Records for this exercise
+---+

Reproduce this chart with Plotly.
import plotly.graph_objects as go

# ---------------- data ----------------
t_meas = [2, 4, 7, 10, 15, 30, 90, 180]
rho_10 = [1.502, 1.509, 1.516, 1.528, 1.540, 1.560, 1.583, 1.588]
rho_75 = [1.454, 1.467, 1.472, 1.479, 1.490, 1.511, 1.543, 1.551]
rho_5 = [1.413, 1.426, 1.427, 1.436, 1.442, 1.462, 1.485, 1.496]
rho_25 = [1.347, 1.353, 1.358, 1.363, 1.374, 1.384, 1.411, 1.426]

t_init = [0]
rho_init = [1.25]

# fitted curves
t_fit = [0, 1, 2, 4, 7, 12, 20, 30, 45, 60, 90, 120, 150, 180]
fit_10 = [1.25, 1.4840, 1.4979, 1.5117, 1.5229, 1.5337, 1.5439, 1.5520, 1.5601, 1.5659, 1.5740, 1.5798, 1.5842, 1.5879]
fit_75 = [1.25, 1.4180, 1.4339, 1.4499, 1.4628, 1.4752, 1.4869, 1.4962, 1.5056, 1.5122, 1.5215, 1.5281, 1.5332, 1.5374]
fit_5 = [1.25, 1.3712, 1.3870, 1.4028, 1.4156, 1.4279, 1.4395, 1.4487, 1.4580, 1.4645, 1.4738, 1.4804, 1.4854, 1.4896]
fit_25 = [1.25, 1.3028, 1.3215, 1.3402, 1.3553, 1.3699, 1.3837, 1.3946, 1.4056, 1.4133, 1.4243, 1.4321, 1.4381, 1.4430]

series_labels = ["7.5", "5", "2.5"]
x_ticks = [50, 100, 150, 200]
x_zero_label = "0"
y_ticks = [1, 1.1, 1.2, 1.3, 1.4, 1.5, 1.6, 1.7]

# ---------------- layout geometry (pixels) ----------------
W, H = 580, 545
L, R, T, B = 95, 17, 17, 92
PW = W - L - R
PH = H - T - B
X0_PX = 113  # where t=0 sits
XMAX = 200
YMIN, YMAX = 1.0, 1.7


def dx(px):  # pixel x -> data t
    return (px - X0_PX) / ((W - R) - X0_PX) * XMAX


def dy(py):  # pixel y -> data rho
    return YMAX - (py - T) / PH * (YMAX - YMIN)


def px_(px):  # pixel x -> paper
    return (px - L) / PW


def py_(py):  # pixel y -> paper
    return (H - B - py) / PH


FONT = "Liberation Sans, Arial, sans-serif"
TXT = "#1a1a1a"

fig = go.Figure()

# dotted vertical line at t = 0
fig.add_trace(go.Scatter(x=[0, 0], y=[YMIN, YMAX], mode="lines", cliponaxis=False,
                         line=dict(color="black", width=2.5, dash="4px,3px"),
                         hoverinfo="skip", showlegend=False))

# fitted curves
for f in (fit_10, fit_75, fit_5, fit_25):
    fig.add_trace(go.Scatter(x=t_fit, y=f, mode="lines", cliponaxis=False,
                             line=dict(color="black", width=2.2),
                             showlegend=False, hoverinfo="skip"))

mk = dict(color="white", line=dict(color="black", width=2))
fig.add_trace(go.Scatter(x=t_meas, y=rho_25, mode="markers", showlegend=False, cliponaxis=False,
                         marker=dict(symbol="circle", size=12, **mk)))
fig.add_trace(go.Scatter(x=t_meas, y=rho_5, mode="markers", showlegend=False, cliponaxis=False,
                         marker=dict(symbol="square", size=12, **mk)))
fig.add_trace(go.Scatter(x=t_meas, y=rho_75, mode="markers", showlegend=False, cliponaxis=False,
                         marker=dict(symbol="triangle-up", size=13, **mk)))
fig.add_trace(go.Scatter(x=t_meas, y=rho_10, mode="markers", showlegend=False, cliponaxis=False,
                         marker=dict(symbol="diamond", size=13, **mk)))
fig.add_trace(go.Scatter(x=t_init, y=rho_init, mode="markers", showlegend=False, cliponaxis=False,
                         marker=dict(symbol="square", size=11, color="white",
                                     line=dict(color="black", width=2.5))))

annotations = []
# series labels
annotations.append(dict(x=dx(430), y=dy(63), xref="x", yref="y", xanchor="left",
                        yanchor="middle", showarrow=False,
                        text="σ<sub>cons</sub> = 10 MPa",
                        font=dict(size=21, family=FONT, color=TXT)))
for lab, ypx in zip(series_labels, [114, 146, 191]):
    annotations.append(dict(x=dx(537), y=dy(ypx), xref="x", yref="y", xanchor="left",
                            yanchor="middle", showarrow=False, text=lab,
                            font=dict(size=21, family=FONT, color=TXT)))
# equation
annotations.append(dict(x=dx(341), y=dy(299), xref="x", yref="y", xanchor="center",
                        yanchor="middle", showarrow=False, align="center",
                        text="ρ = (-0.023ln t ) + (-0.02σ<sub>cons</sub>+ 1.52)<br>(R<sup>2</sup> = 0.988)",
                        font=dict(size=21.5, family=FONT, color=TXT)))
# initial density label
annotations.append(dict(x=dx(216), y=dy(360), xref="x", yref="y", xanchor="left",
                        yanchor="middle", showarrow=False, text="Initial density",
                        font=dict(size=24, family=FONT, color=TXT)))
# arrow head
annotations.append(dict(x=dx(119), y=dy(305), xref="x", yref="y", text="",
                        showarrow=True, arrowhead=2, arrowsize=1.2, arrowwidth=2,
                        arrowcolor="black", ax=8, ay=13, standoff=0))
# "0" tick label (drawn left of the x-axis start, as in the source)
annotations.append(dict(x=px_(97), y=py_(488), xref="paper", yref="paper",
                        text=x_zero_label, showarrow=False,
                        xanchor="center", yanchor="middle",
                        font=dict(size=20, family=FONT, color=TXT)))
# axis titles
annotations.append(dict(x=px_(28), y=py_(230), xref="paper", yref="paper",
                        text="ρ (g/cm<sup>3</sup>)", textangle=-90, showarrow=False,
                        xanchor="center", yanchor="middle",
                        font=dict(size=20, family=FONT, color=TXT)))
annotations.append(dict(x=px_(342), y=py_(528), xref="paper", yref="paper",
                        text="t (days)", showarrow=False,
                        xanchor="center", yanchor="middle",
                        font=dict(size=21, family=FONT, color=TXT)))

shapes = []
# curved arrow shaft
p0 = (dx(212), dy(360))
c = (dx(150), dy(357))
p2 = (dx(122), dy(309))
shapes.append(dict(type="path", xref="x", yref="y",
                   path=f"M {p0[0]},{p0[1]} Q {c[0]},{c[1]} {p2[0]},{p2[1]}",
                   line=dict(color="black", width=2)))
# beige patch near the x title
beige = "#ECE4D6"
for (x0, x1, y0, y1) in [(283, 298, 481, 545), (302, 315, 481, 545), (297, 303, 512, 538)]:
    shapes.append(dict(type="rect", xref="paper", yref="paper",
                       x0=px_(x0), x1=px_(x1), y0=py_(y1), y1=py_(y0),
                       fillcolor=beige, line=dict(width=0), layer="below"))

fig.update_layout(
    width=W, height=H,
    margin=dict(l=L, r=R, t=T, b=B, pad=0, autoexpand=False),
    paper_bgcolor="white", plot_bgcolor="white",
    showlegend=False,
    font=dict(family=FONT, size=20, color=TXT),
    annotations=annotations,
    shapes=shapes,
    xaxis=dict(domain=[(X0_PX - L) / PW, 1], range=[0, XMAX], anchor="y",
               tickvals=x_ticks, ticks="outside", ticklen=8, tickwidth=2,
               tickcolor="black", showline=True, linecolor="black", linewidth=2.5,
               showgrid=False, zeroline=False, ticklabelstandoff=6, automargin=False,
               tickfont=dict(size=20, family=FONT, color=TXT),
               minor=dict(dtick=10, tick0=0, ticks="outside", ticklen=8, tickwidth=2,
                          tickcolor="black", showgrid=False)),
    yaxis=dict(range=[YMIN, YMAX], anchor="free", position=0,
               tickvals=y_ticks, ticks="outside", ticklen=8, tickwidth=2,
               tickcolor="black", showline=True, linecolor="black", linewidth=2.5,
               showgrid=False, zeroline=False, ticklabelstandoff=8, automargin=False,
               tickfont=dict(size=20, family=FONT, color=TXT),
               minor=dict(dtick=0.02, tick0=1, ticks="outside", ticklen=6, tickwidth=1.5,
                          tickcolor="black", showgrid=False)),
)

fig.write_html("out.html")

+---+

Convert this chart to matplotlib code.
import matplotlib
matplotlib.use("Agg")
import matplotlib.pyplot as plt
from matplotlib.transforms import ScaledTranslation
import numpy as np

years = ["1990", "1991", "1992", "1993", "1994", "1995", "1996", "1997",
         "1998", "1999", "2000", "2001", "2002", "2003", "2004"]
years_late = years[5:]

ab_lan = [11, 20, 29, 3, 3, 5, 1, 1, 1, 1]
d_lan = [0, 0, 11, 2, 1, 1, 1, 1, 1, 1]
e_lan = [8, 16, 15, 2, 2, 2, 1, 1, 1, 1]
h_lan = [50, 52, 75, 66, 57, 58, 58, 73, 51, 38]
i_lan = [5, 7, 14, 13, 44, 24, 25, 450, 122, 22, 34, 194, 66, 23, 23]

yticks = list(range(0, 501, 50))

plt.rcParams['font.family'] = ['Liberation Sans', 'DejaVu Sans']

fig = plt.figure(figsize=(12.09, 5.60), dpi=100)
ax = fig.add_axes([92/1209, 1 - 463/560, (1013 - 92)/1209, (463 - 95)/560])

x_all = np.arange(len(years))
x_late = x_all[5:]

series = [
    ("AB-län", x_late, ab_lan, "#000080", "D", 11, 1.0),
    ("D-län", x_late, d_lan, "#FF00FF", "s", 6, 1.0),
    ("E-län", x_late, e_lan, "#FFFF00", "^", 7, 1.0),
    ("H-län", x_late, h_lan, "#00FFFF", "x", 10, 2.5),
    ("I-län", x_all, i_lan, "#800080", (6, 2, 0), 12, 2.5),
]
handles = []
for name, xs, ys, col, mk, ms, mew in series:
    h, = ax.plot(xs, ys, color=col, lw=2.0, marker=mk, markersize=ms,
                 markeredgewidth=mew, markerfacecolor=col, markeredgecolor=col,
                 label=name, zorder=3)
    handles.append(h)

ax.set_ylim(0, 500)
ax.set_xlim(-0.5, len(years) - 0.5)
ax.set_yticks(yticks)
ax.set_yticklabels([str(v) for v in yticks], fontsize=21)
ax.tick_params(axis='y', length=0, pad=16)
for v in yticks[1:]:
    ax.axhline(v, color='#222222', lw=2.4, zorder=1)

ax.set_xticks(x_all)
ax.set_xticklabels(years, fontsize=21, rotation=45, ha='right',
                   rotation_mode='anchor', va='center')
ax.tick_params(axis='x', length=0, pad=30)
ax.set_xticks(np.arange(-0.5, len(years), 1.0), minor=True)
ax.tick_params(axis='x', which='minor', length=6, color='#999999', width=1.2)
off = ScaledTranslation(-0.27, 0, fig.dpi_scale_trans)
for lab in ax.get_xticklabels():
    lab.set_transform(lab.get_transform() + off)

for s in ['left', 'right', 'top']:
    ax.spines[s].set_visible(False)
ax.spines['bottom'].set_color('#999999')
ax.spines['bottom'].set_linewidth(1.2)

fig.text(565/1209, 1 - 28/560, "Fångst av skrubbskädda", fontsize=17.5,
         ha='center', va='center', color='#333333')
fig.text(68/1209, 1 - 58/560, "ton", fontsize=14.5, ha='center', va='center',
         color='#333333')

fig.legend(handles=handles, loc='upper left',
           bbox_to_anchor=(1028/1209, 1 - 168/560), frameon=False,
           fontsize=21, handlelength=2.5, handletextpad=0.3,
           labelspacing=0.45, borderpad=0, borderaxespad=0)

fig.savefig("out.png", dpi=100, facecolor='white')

+---+

Each line from the line containing "Convert this chart to matplotlib code." through the line containing "import numpy as np" is to be transcribed exactly, and no other line.

Reply
Convert this chart to matplotlib code.
import matplotlib
matplotlib.use("Agg")
import matplotlib.pyplot as plt
from matplotlib.transforms import ScaledTranslation
import numpy as np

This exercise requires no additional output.